O movimento também denuncia falhas na delimitação das áreas atingidas e a exclusão de comunidades inteiras do processo de reparação. “Tem territórios atingidos que não são reconhecidos pela repactuação. Ou, pior, comunidades que têm metade reconhecida e a outra metade, não”, critica Soprani. 

Ele cita o caso da comunidade Lagoa do Aguiar, em Linhares. “É ridículo não reconhecer a outra metade, porque eu duvido que alguém fez uma barreira nessa água que contaminou parte da lagoa e não contaminou o resto. A comunidade está dividida, porque algumas pessoas podem acessar os recursos da repactuação e outras não. Mas a água que todo mundo bebe é a mesma, o peixe é o mesmo, quando o rio enche, destrói a roça de todos do mesmo jeito”, criticou. 
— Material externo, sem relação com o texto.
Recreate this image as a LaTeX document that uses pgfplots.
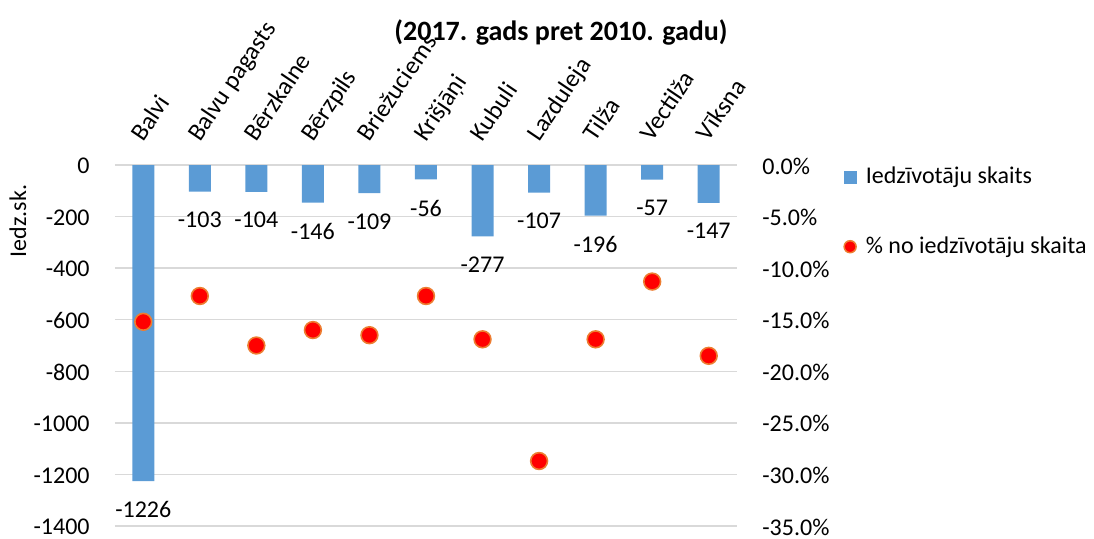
\documentclass[border=0pt]{standalone}
\usepackage{fontspec}
\setmainfont{Carlito}
\usepackage{pgfplots}
\pgfplotsset{compat=1.18}
\definecolor{barblue}{HTML}{5B9BD5}
\definecolor{dotorange}{HTML}{ED7D31}
\definecolor{gridgray}{HTML}{D9D9D9}
\pgfplotsset{/pgf/number format/assume math mode=true, /pgf/number format/1000 sep={}}
\begin{document}
\begin{tikzpicture}[font=\fontsize{12pt}{14pt}\selectfont]
\useasboundingbox (-57.5pt,-6pt) rectangle (489.5pt,263pt);
\begin{axis}[
  at={(0pt,0pt)}, anchor=south west,
  scale only axis, width=311pt, height=180.5pt,
  xmin=-0.5, xmax=10.5, ymin=-1400, ymax=0,
  ytick={-1400,-1200,...,0},
  xtick={0,...,10},
  xticklabels={Balvi, Balvu pagasts, Bērzkalne, Bērzpils, Briežuciems, Krišjāņi, Kubuli, Lazduleja, Tilža, Vectilža, Vīksna},
  xticklabel pos=right,
  xticklabel shift=11pt,
  x tick label style={rotate=56, anchor=base west, inner sep=0pt, font=\fontsize{12.5pt}{14pt}\selectfont},
  y tick label style={anchor=east, inner sep=0pt, xshift=-12.5pt, yshift=-0.5pt},
  axis line style={draw=none},
  major tick length=0pt,
  ymajorgrids, grid style={gridgray, line width=0.75pt},
  ylabel={Iedz.sk.},
  ylabel style={at={(axis description cs:-0.156,0.845)}, anchor=center},
  legend style={at={(axis description cs:1.1704,0.995)}, anchor=north west, draw=none, fill=none,
    inner sep=0pt, row sep=25pt, nodes={inner sep=0pt, anchor=west},
    /tikz/every odd column/.append style={column sep=4.5pt}},
  legend cell align=left,
]
\addplot[ybar, bar width=11pt, bar shift=0pt, fill=barblue, draw=none,
  nodes near coords, nodes near coords style={anchor=north, yshift=-10pt, black, inner sep=0pt},
  legend image code/.code={\fill[barblue] (0pt,-3.25pt) rectangle (6.5pt,3.25pt);}]
  coordinates {(0,-1226) (1,-103) (2,-104) (3,-146) (4,-109) (5,-56) (6,-277) (7,-107) (8,-196) (9,-57) (10,-147)};
\addlegendentry{Iedzīvotāju skaits}
\addlegendimage{legend image code/.code={\draw[fill=red, draw=dotorange, line width=0.75pt] (3.25pt,0pt) circle (3pt);}}
\addlegendentry{\% no iedzīvotāju skaita}
\end{axis}
\begin{axis}[
  at={(0pt,0pt)}, anchor=south west,
  scale only axis, width=311pt, height=180.5pt,
  xmin=-0.5, xmax=10.5, ymin=-35, ymax=0,
  ytick={-35,-30,...,0},
  xtick=\empty,
  yticklabel pos=right,
  yticklabel={\pgfmathprintnumber[fixed, fixed zerofill, precision=1]{\tick}\%},
  y tick label style={anchor=west, inner sep=0pt, xshift=12.5pt, yshift=-0.5pt},
  axis line style={draw=none},
  major tick length=0pt,
]
\addplot[only marks, mark=*, mark size=4.2pt, mark options={fill=red, draw=dotorange, line width=0.8pt}]
  coordinates {(0,-15.2) (1,-12.7) (2,-17.5) (3,-16.0) (4,-16.5) (5,-12.7) (6,-16.9) (7,-28.7) (8,-16.9) (9,-11.3) (10,-18.5)};
\end{axis}
\node[font=\bfseries\fontsize{14pt}{16pt}\selectfont] at (223pt,247pt) {(2017. gads pret 2010. gadu)};
\end{tikzpicture}
\end{document}
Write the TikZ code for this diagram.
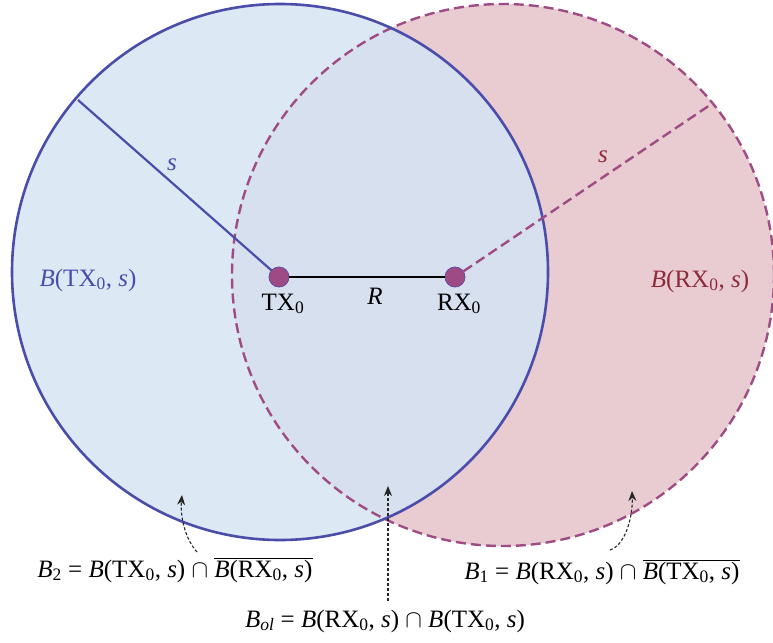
\documentclass[tikz,border=0pt]{standalone}
\usepackage{fontspec}
\setmainfont{Liberation Serif}
\usetikzlibrary{arrows.meta}
\definecolor{bluefill}{HTML}{DCE8F4}
\definecolor{redfill}{HTML}{E8CCD2}
\definecolor{overfill}{HTML}{D6E0EE}
\definecolor{blueline}{HTML}{4A4DAA}
\definecolor{redline}{HTML}{A04C84}
\definecolor{dotfill}{HTML}{9E4A85}
\definecolor{labred}{HTML}{8E2A3A}
\newcommand\Bof[2]{\textit{B}(#1\textsubscript{0}, \textit{#2})}
\newcommand\capsym{ $\cap$ }
\tikzset{
  dot/.style={circle, fill=dotfill, draw=blueline!70!dotfill, line width=0.8pt, minimum size=20pt, inner sep=0pt},
  lab/.style={anchor=base, inner sep=0pt},
  reddash/.style={redline, line width=2.4pt, dash pattern=on 10pt off 5pt},
  pointer/.style={black!85, line width=1.1pt, dash pattern=on 3pt off 2pt, -{Stealth[length=10pt,width=8pt]}},
}
\begin{document}
\begin{tikzpicture}[x=1pt,y=-1pt, font=\fontsize{25}{29}\selectfont]
\useasboundingbox (0,0) rectangle (773,642);
\coordinate (ct) at (280,272);
\coordinate (cr) at (503,275);
\fill[redfill] (cr) circle[radius=271pt];
\fill[bluefill] (ct) circle[radius=268pt];
\begin{scope}
  \clip (cr) circle[radius=271pt];
  \fill[overfill] (ct) circle[radius=268pt];
\end{scope}
\draw[reddash] (cr) circle[radius=271pt];
\draw[blueline, line width=2.6pt] (ct) circle[radius=268pt];
% points
\node[dot] (tx) at (279,277) {};
\node[dot] (rx) at (455,277) {};
\coordinate (tedge) at (78,100);
\coordinate (redge) at (713,103);
\draw[blueline, line width=2.2pt] (tx) -- (tedge);
\draw[reddash] (rx) -- (redge);
\draw[black, line width=2pt] (tx) -- (rx);
% labels
\node[lab, text=blueline] (sb) at (172,170) {\textit{s}};
\node[lab, text=labred] (sr) at (603,162) {\textit{s}};
\node[lab, text=blueline] (btx) at (88,286) {\Bof{TX}{s}};
\node[lab, text=labred] (brx) at (700,287) {\Bof{RX}{s}};
\node[lab] (ltx) at (283,310) {TX\textsubscript{0}};
\node[lab] (lr) at (375,304) {\textit{R}};
\node[lab] (lrx) at (459,310) {RX\textsubscript{0}};
% bottom formulas
\node[lab] (b2) at (175,577) {\textit{B}\textsubscript{2} = \Bof{TX}{s}\capsym$\overline{\mbox{\Bof{RX}{s}}}$};
\node[lab] (b1) at (602,579) {\textit{B}\textsubscript{1} = \Bof{RX}{s}\capsym$\overline{\mbox{\Bof{TX}{s}}}$};
\node[lab] (bol) at (385,627) {\textit{B}\textsubscript{\textit{ol}} = \Bof{RX}{s}\capsym\Bof{TX}{s}};
% pointers
\coordinate (p2s) at (197,552);
\coordinate (p2e) at (182,495);
\coordinate (p1s) at (610,550);
\coordinate (p1e) at (632,491);
\coordinate (pos) at (388,601);
\coordinate (poe) at (388,486);
\draw[pointer] (p2s) .. controls (186,540) and (180,518) .. (p2e);
\draw[pointer] (p1s) .. controls (626,545) and (633,515) .. (p1e);
\draw[pointer] (pos) -- (poe);
\end{tikzpicture}
\end{document}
A Caravana Interministerial, coordenada pela Secretaria Geral da República, começou nesta segunda (24) a percorrer 22 territórios atingidos pelo crime da Samarco/Vale-BHP localizados desde Mariana, em Minas Gerais, até a foz do Rio Doce, incluindo o litoral capixaba, com a presença de 90 técnicos de diversos ministérios até sexta-feira (28), para escutar as comunidades e apresentar os principais pontos da repactuação. O MAB, no entanto, alerta que o diálogo precisa se traduzir em participação efetiva dos atingidos na tomada de decisões. “Até aqui foi sem nós, mas daqui para frente, se for assim, teremos novos problemas”, enfatiza o dirigente.